*Written request*: Provide an exact transcription of all the records.

(Figure scripts)
╭──
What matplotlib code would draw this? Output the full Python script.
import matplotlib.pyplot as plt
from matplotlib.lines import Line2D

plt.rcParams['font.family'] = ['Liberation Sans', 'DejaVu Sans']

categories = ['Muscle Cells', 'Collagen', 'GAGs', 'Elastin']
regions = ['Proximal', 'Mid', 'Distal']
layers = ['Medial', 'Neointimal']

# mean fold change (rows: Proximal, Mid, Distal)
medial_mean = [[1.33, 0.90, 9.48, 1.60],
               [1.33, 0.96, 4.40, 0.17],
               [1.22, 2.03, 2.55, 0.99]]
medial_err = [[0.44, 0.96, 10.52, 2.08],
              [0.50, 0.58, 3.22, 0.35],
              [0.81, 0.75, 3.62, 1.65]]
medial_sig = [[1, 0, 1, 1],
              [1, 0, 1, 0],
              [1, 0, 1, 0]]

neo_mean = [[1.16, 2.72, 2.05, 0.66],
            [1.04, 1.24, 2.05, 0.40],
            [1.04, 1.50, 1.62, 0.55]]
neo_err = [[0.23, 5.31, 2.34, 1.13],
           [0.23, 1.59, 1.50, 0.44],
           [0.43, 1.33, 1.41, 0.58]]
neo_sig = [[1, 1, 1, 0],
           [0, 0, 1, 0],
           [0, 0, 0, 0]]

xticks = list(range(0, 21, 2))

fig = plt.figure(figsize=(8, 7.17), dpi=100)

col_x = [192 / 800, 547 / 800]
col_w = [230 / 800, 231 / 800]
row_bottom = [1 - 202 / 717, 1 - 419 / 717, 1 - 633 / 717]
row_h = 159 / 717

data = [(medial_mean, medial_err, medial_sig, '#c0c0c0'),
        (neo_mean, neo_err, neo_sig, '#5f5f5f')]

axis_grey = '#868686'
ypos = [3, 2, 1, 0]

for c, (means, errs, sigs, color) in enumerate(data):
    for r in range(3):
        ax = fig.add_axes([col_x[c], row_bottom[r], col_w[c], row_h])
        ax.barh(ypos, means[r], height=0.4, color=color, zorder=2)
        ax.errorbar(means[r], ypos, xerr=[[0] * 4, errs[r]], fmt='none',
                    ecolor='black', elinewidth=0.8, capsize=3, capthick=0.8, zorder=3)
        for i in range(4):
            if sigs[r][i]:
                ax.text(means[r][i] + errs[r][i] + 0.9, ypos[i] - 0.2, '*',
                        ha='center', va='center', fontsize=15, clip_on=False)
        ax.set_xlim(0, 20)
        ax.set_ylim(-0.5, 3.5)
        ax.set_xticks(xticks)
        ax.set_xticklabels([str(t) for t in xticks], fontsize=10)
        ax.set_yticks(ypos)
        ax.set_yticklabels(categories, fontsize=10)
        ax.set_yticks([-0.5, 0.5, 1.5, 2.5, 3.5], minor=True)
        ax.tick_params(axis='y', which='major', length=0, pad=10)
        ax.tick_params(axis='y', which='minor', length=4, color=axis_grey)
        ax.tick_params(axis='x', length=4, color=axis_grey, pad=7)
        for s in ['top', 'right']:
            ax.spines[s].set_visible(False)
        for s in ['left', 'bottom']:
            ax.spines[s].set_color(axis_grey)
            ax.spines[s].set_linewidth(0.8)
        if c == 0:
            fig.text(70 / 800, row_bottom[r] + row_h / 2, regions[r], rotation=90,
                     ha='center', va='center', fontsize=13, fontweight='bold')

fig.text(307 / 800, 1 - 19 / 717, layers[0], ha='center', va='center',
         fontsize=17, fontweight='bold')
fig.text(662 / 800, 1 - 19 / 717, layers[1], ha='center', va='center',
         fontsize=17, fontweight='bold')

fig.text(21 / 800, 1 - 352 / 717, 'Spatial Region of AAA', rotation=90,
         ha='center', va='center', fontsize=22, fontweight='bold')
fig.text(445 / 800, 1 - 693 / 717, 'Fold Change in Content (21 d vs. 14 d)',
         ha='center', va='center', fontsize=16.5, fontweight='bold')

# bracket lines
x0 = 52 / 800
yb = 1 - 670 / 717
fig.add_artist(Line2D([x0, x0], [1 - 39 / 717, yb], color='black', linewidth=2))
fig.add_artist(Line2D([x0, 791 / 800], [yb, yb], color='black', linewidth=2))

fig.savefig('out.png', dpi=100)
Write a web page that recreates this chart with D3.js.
╰──
*Answer for the task*:
What matplotlib code would draw this? Output the full Python script.
import matplotlib.pyplot as plt
from matplotlib.lines import Line2D

plt.rcParams['font.family'] = ['Liberation Sans', 'DejaVu Sans']

categories = ['Muscle Cells', 'Collagen', 'GAGs', 'Elastin']
regions = ['Proximal', 'Mid', 'Distal']
layers = ['Medial', 'Neointimal']

# mean fold change (rows: Proximal, Mid, Distal)
medial_mean = [[1.33, 0.90, 9.48, 1.60],
               [1.33, 0.96, 4.40, 0.17],
               [1.22, 2.03, 2.55, 0.99]]
medial_err = [[0.44, 0.96, 10.52, 2.08],
              [0.50, 0.58, 3.22, 0.35],
              [0.81, 0.75, 3.62, 1.65]]
medial_sig = [[1, 0, 1, 1],
              [1, 0, 1, 0],
              [1, 0, 1, 0]]

neo_mean = [[1.16, 2.72, 2.05, 0.66],
            [1.04, 1.24, 2.05, 0.40],
            [1.04, 1.50, 1.62, 0.55]]
neo_err = [[0.23, 5.31, 2.34, 1.13],
           [0.23, 1.59, 1.50, 0.44],
           [0.43, 1.33, 1.41, 0.58]]
neo_sig = [[1, 1, 1, 0],
           [0, 0, 1, 0],
           [0, 0, 0, 0]]

xticks = list(range(0, 21, 2))

fig = plt.figure(figsize=(8, 7.17), dpi=100)

col_x = [192 / 800, 547 / 800]
col_w = [230 / 800, 231 / 800]
row_bottom = [1 - 202 / 717, 1 - 419 / 717, 1 - 633 / 717]
row_h = 159 / 717

data = [(medial_mean, medial_err, medial_sig, '#c0c0c0'),
        (neo_mean, neo_err, neo_sig, '#5f5f5f')]

axis_grey = '#868686'
ypos = [3, 2, 1, 0]

for c, (means, errs, sigs, color) in enumerate(data):
    for r in range(3):
        ax = fig.add_axes([col_x[c], row_bottom[r], col_w[c], row_h])
        ax.barh(ypos, means[r], height=0.4, color=color, zorder=2)
        ax.errorbar(means[r], ypos, xerr=[[0] * 4, errs[r]], fmt='none',
                    ecolor='black', elinewidth=0.8, capsize=3, capthick=0.8, zorder=3)
        for i in range(4):
            if sigs[r][i]:
                ax.text(means[r][i] + errs[r][i] + 0.9, ypos[i] - 0.2, '*',
                        ha='center', va='center', fontsize=15, clip_on=False)
        ax.set_xlim(0, 20)
        ax.set_ylim(-0.5, 3.5)
        ax.set_xticks(xticks)
        ax.set_xticklabels([str(t) for t in xticks], fontsize=10)
        ax.set_yticks(ypos)
        ax.set_yticklabels(categories, fontsize=10)
        ax.set_yticks([-0.5, 0.5, 1.5, 2.5, 3.5], minor=True)
        ax.tick_params(axis='y', which='major', length=0, pad=10)
        ax.tick_params(axis='y', which='minor', length=4, color=axis_grey)
        ax.tick_params(axis='x', length=4, color=axis_grey, pad=7)
        for s in ['top', 'right']:
            ax.spines[s].set_visible(False)
        for s in ['left', 'bottom']:
            ax.spines[s].set_color(axis_grey)
            ax.spines[s].set_linewidth(0.8)
        if c == 0:
            fig.text(70 / 800, row_bottom[r] + row_h / 2, regions[r], rotation=90,
                     ha='center', va='center', fontsize=13, fontweight='bold')

fig.text(307 / 800, 1 - 19 / 717, layers[0], ha='center', va='center',
         fontsize=17, fontweight='bold')
fig.text(662 / 800, 1 - 19 / 717, layers[1], ha='center', va='center',
         fontsize=17, fontweight='bold')

fig.text(21 / 800, 1 - 352 / 717, 'Spatial Region of AAA', rotation=90,
         ha='center', va='center', fontsize=22, fontweight='bold')
fig.text(445 / 800, 1 - 693 / 717, 'Fold Change in Content (21 d vs. 14 d)',
         ha='center', va='center', fontsize=16.5, fontweight='bold')

# bracket lines
x0 = 52 / 800
yb = 1 - 670 / 717
fig.add_artist(Line2D([x0, x0], [1 - 39 / 717, yb], color='black', linewidth=2))
fig.add_artist(Line2D([x0, 791 / 800], [yb, yb], color='black', linewidth=2))

fig.savefig('out.png', dpi=100)
Write a web page that recreates this chart with D3.js.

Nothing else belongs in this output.